Thursday, January 24, 2013

Review of Dust & Decay


All right, it's been long enough. I've finally collected myself after finishing Dust & Decay, so here's the much overdue review, and the first of 2013! 

Dust & Decay, the second in Jonathan Maberry’s Rot & Ruin teen zombie series, lives up to its predecessor. If you haven’t read the first one, beware, there are some spoilers in here; I will keep them to a minimum since I hate spoiling things for others. I'm going to try and keep the spoilers down to a minimum... so, do yourself a favor and read the first one ASAP!

Picking up roughly seven months after the events of Rot & Ruin, we join Benny, his brother Tom, and friends Nix, Chong, and Lilah the Lost Girl as they begin their journey into the Ruin for hunt for the unimaginable object they saw in the sky after saving Nix from Charlie Pink-eye and taking down the abomination known as Gameland.
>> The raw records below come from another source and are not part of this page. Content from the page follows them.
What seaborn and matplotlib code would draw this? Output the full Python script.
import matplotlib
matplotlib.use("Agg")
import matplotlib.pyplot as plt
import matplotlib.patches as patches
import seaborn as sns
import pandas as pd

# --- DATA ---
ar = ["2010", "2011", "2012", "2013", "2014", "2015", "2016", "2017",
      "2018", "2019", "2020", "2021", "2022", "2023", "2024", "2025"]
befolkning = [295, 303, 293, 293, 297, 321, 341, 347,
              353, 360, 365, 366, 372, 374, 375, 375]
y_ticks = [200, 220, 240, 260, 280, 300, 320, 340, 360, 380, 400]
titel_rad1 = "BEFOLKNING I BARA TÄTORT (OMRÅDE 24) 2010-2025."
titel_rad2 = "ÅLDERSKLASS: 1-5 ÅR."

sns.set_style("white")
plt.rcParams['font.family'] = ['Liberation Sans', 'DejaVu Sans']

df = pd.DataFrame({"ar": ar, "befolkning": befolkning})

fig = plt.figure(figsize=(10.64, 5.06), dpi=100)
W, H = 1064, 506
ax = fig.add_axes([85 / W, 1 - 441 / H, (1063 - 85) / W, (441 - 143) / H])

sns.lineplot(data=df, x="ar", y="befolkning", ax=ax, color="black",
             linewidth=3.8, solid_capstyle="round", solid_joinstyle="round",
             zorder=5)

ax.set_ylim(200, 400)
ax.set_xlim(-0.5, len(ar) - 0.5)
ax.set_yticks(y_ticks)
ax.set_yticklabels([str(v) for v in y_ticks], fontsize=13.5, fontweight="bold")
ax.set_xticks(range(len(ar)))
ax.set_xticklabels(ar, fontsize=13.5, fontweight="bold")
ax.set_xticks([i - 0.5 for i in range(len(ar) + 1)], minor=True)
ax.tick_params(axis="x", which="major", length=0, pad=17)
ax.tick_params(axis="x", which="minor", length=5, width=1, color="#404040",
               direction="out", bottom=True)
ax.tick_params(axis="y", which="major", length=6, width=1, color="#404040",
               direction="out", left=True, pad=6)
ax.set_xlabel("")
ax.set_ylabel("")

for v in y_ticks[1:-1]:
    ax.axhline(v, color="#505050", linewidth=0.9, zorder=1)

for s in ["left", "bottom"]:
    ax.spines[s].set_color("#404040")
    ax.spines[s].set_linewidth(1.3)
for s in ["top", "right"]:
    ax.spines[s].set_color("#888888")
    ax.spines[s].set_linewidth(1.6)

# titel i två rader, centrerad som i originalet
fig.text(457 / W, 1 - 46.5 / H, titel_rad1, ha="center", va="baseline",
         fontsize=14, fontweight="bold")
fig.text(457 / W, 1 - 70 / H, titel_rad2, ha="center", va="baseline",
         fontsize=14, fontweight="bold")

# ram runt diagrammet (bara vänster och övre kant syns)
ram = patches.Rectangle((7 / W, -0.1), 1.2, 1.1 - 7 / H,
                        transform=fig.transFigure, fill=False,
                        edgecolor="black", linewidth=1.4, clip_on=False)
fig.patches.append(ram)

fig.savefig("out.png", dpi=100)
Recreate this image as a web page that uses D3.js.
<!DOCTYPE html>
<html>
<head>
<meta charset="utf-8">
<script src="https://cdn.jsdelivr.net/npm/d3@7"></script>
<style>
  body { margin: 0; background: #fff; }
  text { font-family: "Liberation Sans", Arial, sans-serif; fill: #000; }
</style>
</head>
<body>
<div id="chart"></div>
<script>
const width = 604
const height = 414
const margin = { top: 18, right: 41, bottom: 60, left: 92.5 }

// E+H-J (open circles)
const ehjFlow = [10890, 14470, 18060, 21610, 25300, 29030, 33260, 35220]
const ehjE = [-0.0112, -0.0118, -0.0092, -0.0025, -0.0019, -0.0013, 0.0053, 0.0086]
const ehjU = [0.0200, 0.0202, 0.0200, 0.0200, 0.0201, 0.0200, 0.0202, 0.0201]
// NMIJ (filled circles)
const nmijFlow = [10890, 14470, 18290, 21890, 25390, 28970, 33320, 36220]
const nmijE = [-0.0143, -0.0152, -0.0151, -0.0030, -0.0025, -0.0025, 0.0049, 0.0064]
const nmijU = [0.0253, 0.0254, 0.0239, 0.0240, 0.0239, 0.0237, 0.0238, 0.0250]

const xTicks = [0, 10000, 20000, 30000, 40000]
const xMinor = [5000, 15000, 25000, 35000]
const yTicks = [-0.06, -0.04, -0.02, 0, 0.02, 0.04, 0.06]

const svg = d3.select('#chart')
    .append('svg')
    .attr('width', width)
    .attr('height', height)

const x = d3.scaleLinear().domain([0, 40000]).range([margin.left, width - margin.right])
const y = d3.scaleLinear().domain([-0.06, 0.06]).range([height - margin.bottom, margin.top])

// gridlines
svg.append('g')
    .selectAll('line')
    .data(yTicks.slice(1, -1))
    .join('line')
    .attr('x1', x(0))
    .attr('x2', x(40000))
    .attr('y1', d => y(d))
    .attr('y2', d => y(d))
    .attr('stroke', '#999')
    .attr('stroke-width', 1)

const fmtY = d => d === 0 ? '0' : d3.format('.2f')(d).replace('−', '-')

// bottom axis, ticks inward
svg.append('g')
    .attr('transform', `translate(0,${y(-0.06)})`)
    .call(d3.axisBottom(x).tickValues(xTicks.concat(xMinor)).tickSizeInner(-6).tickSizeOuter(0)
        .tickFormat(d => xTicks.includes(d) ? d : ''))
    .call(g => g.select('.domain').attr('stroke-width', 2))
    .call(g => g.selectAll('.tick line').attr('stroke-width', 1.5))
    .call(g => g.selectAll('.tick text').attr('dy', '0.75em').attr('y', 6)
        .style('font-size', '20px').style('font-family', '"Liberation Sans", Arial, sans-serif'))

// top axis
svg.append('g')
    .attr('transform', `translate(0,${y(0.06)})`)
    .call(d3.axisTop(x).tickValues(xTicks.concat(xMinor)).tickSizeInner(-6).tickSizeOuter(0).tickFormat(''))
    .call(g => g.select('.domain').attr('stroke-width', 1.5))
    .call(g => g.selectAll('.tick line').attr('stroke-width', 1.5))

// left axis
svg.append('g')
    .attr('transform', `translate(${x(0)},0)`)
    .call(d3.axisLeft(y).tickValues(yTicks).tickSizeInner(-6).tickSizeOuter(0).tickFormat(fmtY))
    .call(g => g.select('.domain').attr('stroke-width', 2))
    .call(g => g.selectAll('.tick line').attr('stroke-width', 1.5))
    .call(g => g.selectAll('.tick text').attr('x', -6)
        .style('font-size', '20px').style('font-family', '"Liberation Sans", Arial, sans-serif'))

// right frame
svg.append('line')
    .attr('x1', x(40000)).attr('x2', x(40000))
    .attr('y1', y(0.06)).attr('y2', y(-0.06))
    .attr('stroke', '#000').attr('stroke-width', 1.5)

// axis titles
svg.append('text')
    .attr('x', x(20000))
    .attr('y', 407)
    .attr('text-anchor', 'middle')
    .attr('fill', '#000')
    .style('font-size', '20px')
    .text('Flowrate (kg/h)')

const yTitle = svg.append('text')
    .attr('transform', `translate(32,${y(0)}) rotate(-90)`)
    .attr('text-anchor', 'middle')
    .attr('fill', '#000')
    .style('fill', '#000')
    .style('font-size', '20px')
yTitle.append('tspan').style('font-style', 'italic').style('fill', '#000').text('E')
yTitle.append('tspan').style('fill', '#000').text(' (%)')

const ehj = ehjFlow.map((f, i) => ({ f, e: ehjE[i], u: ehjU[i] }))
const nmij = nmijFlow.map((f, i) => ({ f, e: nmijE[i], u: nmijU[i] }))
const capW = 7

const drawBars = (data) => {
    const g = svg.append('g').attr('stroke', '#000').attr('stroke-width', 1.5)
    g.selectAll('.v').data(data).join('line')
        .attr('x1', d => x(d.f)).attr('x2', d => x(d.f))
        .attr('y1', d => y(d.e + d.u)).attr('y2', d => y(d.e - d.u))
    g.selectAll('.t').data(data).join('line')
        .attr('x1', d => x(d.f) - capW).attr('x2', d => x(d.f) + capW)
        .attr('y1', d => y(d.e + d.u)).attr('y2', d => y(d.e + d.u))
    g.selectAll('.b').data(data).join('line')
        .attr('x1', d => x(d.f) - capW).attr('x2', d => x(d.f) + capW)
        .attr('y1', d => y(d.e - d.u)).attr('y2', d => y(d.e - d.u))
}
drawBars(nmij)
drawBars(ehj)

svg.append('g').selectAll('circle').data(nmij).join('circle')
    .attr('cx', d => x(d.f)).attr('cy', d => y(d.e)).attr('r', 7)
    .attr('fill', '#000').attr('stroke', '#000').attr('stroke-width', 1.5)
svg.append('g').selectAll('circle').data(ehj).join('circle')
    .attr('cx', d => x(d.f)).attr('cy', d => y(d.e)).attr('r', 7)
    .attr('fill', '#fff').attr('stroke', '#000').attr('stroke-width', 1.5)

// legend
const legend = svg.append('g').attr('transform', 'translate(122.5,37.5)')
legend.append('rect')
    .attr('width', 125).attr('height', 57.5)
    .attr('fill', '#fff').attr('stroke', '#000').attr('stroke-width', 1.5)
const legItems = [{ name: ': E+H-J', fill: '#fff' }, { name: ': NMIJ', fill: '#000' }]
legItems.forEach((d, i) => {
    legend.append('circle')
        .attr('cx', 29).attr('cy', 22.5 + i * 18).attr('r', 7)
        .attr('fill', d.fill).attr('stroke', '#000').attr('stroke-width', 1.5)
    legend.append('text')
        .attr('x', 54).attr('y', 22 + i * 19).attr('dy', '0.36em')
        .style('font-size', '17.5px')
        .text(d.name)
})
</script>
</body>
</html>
The object was a jet, a relic from the time before First Night, but also a symbol that promises civilization beyond the Rocky Mountains. Tom has been preparing them for months to survive in the Ruin, and after a freak zombie attack inside the town, he decides now it is time for them to depart. Once they leave the safety of the town’s fences, Benny, Tom, Nix and Lilah will never come back to small Mountainside, so now the small group of friends must face some hard good-byes. Friendships are tested, convictions and dreams doubted, and blossoming love pushed aside as the small group sets out into the Ruin.

After a disastrous first day out in the Ruin, Benny and his friends face strange events, crazy bounty hunters, and even more bizarre behaviors from the zombies that soon turn their world—and perceptions of the world—on its ear. Zebras and rhinos are running rampant in the woods, zombies suddenly are faster and stronger, and the zombies are moving in large swarms that number in the thousands. And the most game-changing discovery the group comes across is… like I'd tell you that big spoiler?! These strange events are just the tip of the iceberg as the group moves steadily on to the east; old enemies emerge from the past, new twisted baddies threaten the future, while new allies give support to the present.
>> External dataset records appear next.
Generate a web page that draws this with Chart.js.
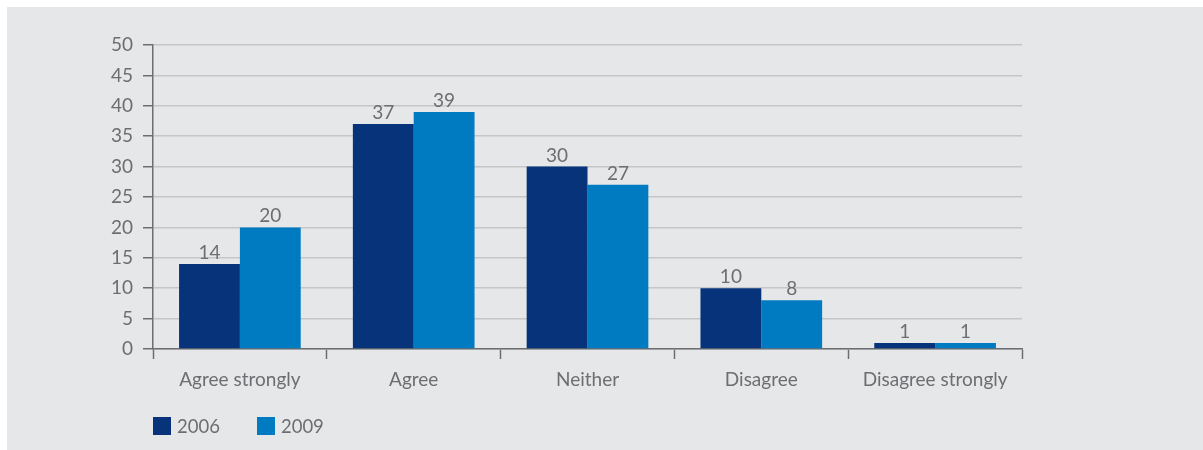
<!DOCTYPE html>
<html>
<head>
<meta charset="utf-8">
<script src="https://cdn.jsdelivr.net/npm/chart.js@4"></script>
<style>
  html, body { margin: 0; padding: 0; background: #ffffff; }
  #panel {
    position: absolute; left: 7px; top: 7px;
    width: 1196px; height: 443px;
    background: #e6e7e8;
  }
  #legend {
    position: absolute; left: 146px; top: 408px;
    font-family: Lato, sans-serif; font-size: 18.5px; color: #6d6e71;
    display: flex; align-items: center;
  }
  .item { display: flex; align-items: center; margin-right: 37px; }
  .swatch { width: 18px; height: 18px; margin-right: 6px; }
</style>
</head>
<body>
<div id="panel">
  <canvas id="surveyChart"></canvas>
  <div id="legend"></div>
</div>
<script>
// Chart data
const categories = ['Agree strongly', 'Agree', 'Neither', 'Disagree', 'Disagree strongly'];
const seriesNames = ['2006', '2009'];
const values2006 = [14, 37, 30, 10, 1];
const values2009 = [20, 39, 27, 8, 1];
const seriesColors = ['#07337a', '#007bc2'];

const textGrey = '#6d6e71';
const axisGrey = '#6d6e71';
const gridGrey = '#c5c6c8';

Chart.defaults.font.family = 'Lato, sans-serif';
Chart.defaults.font.size = 19;
Chart.defaults.color = textGrey;

// Draws the value above each bar
const valueLabels = {
    id: 'valueLabels',
    afterDatasetsDraw(chart) {
        const ctx = chart.ctx;
        ctx.save();
        ctx.font = '19px Lato, sans-serif';
        ctx.fillStyle = textGrey;
        ctx.textAlign = 'center';
        ctx.textBaseline = 'alphabetic';
        chart.data.datasets.forEach((ds, i) => {
            chart.getDatasetMeta(i).data.forEach((bar, j) => {
                ctx.fillText(String(ds.data[j]), bar.x, bar.y - 5);
            });
        });
        ctx.restore();
    }
};

const ctx = document.getElementById('surveyChart').getContext('2d');

const chart = new Chart(ctx, {
    type: 'bar',
    data: {
        labels: categories,
        datasets: [
            { label: seriesNames[0], data: values2006, backgroundColor: seriesColors[0] },
            { label: seriesNames[1], data: values2009, backgroundColor: seriesColors[1] }
        ]
    },
    options: {
        responsive: true,
        maintainAspectRatio: false,
        animation: false,
        categoryPercentage: 0.7,
        barPercentage: 1.0,
        layout: { padding: { top: 38, right: 181, bottom: 0, left: 0 } },
        plugins: {
            legend: { display: false },
            tooltip: { enabled: false }
        },
        scales: {
            x: {
                grid: {
                    drawOnChartArea: false,
                    tickLength: 10,
                    tickColor: axisGrey,
                    tickWidth: 1.5
                },
                border: { color: axisGrey, width: 1.5 },
                ticks: { padding: 9, color: textGrey },
                afterFit(scale) { scale.height = 101; }
            },
            y: {
                min: 0,
                max: 50,
                ticks: { stepSize: 5, padding: 10, color: textGrey },
                grid: {
                    color: gridGrey,
                    lineWidth: 1.5,
                    tickLength: 10,
                    tickColor: axisGrey,
                    tickWidth: 1.5
                },
                border: { color: axisGrey, width: 1.5 },
                afterFit(scale) { scale.width = 146; }
            }
        }
    },
    plugins: [valueLabels]
});

// HTML legend
const legend = document.getElementById('legend');
seriesNames.forEach((name, i) => {
    const item = document.createElement('div');
    item.className = 'item';
    const sw = document.createElement('div');
    sw.className = 'swatch';
    sw.style.background = seriesColors[i];
    const label = document.createElement('span');
    label.textContent = name;
    item.appendChild(sw);
    item.appendChild(label);
    legend.appendChild(item);
});
</script>
</body>
</html>
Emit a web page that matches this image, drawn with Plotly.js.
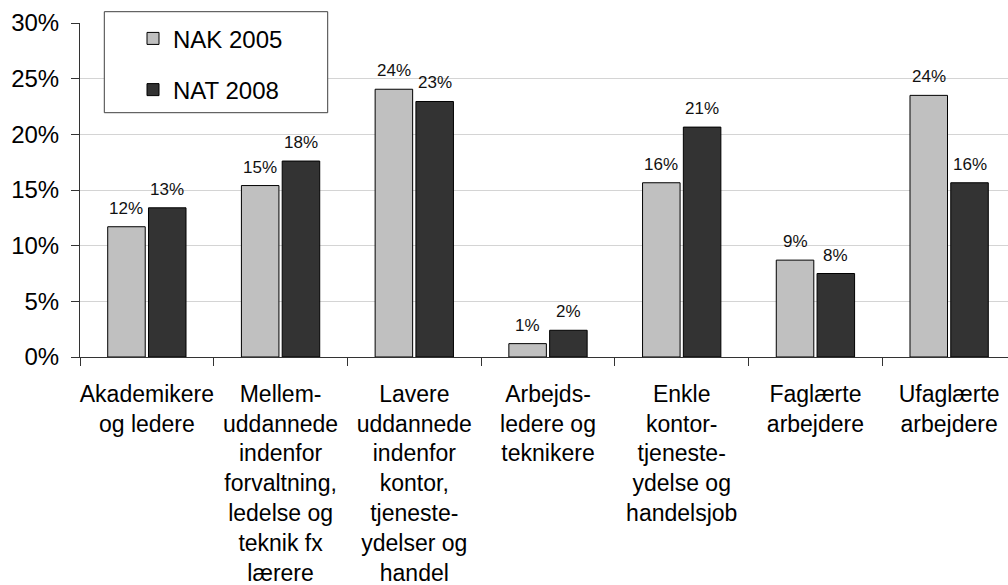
<!DOCTYPE html>
<html>
<head>
<meta charset="utf-8">
<script src="https://cdn.plot.ly/plotly-3.0.1.min.js"></script>
<style>
html, body { margin:0; padding:0; overflow:hidden; background:#fff; }
#chart { width:1020px; height:585px; }
</style>
</head>
<body>
<div id="chart"></div>
<script>
const categories = [
  "Akademikere<br>og ledere",
  "Mellem-<br>uddannede<br>indenfor<br>forvaltning,<br>ledelse og<br>teknik fx<br>lærere",
  "Lavere<br>uddannede<br>indenfor<br>kontor,<br>tjeneste-<br>ydelser og<br>handel",
  "Arbejds-<br>ledere og<br>teknikere",
  "Enkle<br>kontor-<br>tjeneste-<br>ydelse og<br>handelsjob",
  "Faglærte<br>arbejdere",
  "Ufaglærte<br>arbejdere"
];
const nak2005 = [11.7, 15.4, 24.05, 1.2, 15.65, 8.7, 23.5];
const nat2008 = [13.4, 17.6, 22.95, 2.4, 20.65, 7.5, 15.65];
const seriesNames = ["NAK 2005", "NAT 2008"];
const yTicks = [0, 5, 10, 15, 20, 25, 30];
const yTickText = ["0%", "5%", "10%", "15%", "20%", "25%", "30%"];

const FONT = '"Liberation Sans", Arial, sans-serif';
const W = 1020, H = 585;
const margin = {l: 80, r: 4, t: 23, b: 228};
const bargap = 0.39;
const plotW = W - margin.l - margin.r;
const catW = plotW / categories.length;
const shift = catW * (1 - bargap) / 4;

const traces = [
  {type:'bar', name: seriesNames[0], x: categories, y: nak2005, legendgroup:'a',
   marker:{color:'#c0c0c0', line:{color:'#000', width:1}}, hoverinfo:'y'},
  {type:'bar', name: seriesNames[1], x: categories, y: nat2008, legendgroup:'b',
   marker:{color:'#333333', line:{color:'#000', width:1}}, hoverinfo:'y'}
];

const annotations = [];
[nak2005, nat2008].forEach((vals, si) => {
  vals.forEach((v, i) => {
    annotations.push({
      x: categories[i], y: v, xref:'x', yref:'y',
      text: Math.round(v) + '%', showarrow:false,
      xanchor:'center', yanchor:'bottom',
      xshift: si === 0 ? -shift : shift, yshift: 7,
      font:{family: FONT, size:17, color:'#111'}
    });
  });
});

const layout = {
  width: W, height: H, margin: margin,
  paper_bgcolor:'#fff', plot_bgcolor:'#fff',
  font:{family: FONT, color:'#000'},
  barmode:'group', bargap: bargap, bargroupgap: 0.08,
  showlegend: true,
  legend:{
    x: (133 - margin.l) / plotW, xanchor:'left',
    y: 1.02, yanchor:'top',
    bgcolor:'rgba(0,0,0,0)', borderwidth:0,
    font:{family: FONT, size:24, color:'#000'},
    traceorder:'grouped', tracegroupgap: 17
  },
  xaxis:{
    type:'category', tickson:'boundaries', ticks:'outside', ticklen:8, tickcolor:'#333',
    showline:true, linecolor:'#333', linewidth:1, showgrid:false, zeroline:false,
    tickfont:{family: FONT, size:23, color:'#000'}, tickangle:0,
    ticklabelstandoff: 16, automargin:false
  },
  yaxis:{
    range:[0, 30], tickmode:'array', tickvals: yTicks, ticktext: yTickText,
    ticks:'outside', ticklen:8, tickcolor:'#333',
    showline:true, linecolor:'#333', linewidth:1, showgrid:true, gridcolor:'#d4d4d4', gridwidth:1,
    zeroline:false, tickfont:{family: FONT, size:24, color:'#000'},
    ticklabelstandoff: 7, automargin:false
  },
  shapes:[{
    type:'rect', xref:'paper', yref:'paper',
    x0:(104.3 - margin.l)/plotW, x1:(327.7 - margin.l)/plotW,
    y0:(H - margin.b - 112.7)/(H - margin.t - margin.b),
    y1:(H - margin.b - 11.7)/(H - margin.t - margin.b),
    fillcolor:'#fff', line:{color:'#404040', width:1}, layer:'above'
  }],
  annotations: annotations
};

Plotly.newPlot('chart', traces, layout, {displayModeBar:false, staticPlot:true});
</script>
</body>
</html>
Maberry is deft at mixing terror and action with the equally terrifying confusion of teenage emotions and coming of age. In between fighting zombie hordes, dodging dangerous bounty hunters, and struggling with the mystery that is the zombie plague, Benny must find a balance between survival and his feelings for Nix. The closer he tries to get to her, the more she pushes back. In the wilds of the Ruin, is love a dangerous luxury that will get Benny and his friends killed? Benny, Nix, Lilah, and Chong struggle to figure out their place in the world, on that razor's edge of childhood and adulthood. Maberry's ability to draw you into the world of the characters (even the zombies!), make you feel for them and connect on a level that brings the reading experience to a whole new level... is uncanny. 

I cannot recommend Maberry's books enough. If you're looking for a great monster book that keeps true to the nature of the beast, Rot & Ruin is the series for you. 

On my scale of 1 (literary hari kari) to 10 (literary orgasmic bliss)... I give Dust & Decay a strong 9. Go get it.